You impulsively get up to look out your window, but the view is mostly the brick of the building opposite yours. You starve for more information. Both Facebook and Twitter explode with speculative updates. You hear powerful knocks at your door—the kind your R.A. uses during tornado warnings.
For whatever reason, you do not check the peephole before opening the door. The door is hardly unlatched before it pushes in with such force that it knocks you back. It isn’t your R.A.; it is a full-fledged, jaw-snapping, gut-wrenching zombie. Evidence of its last meal stains its face and shirt.
The zombie stumbles towards you, moaning. Three more zombies file through your door, attracted by all the noise. You soon succumb dozens of bites, but your death is short-lived. You soon rise to join your zombie brethren in the pursuit of more flesh.
Fortunately, this was a hypothetical scenario. You fell for the illusion of security within your dorm, but human error made you the join the zombie hoard. Taking proper precautions can avert that particular fate if and when the actual zombie apocalypse occurs.
Max Brooks, a concerned citizen, wrote “The Zombie Survival Guide” in 2003 to aid the preparation for zombie encounters. “The Zombie Survival Guide” is an invaluable reference for the living during a zombie outbreak.
The book details basic zombie knowledge and zombie survival skills. These skills range from how to identify zombies and infected individuals to methods of combating zombies, containing outbreaks and finding defensible locations.
Brooks recommends that the reader use traditional survival manuals for primary reference. I recommend that you acquire a copy of “The Zombie Survival Guide” as soon as possible; the information within the book could save your life.
First, Brooks distinguishes the voodoo zombie and movie zombie from those infected with the Solanum virus (the virus responsible for zombie-ism). Voodoo zombies are still alive and have no free will while movie zombies often have superhuman capabilities or the ability to run and climb. Real zombies are truly the walking (mindless) dead, possessing no more capability than the once-living body.

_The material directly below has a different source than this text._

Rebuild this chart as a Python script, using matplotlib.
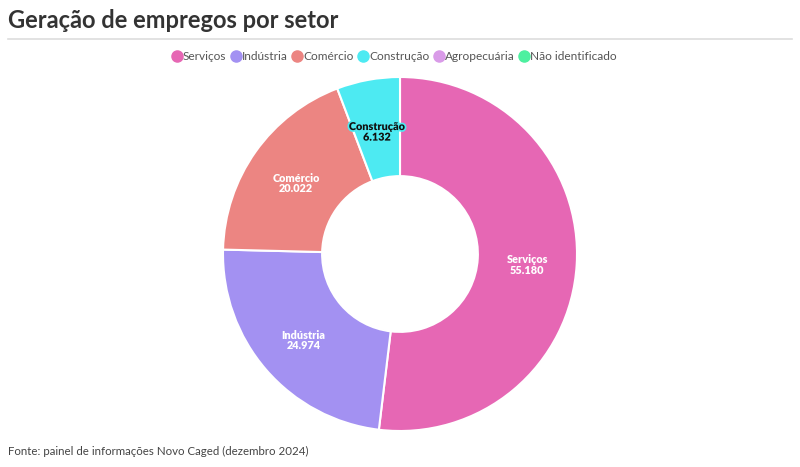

That is, they cannot fly, use tools or shoot lasers out of their eyes.
The majority of the book has chapters devoted to finding and securing areas of refuge, selecting weapons, choosing transportation and staying sane in a world of the undead.
The end of the book contains a list of fictional zombie outbreaks in the past, going all the way from 3000 B.C. to A.D. 2002. Some of the entries attribute actual historical mysteries, such as the Lost Colony of Roanoke Island, to zombie attacks.
Brooks also published “World War Z: An Oral History of the Zombie War” in 2006. A film adaptation of “World War Z” was previously scheduled to hit theaters on Dec. 21, 2012, the supposed end of the Mayan Long Count calendar and the beginning of the end of the world, but was pushed back to June 2013.
If the world does end Dec. 21, I hope it is due to the zombie apocalypse. I’ve got a few zombie-incapacitation techniques that I have been itching to try.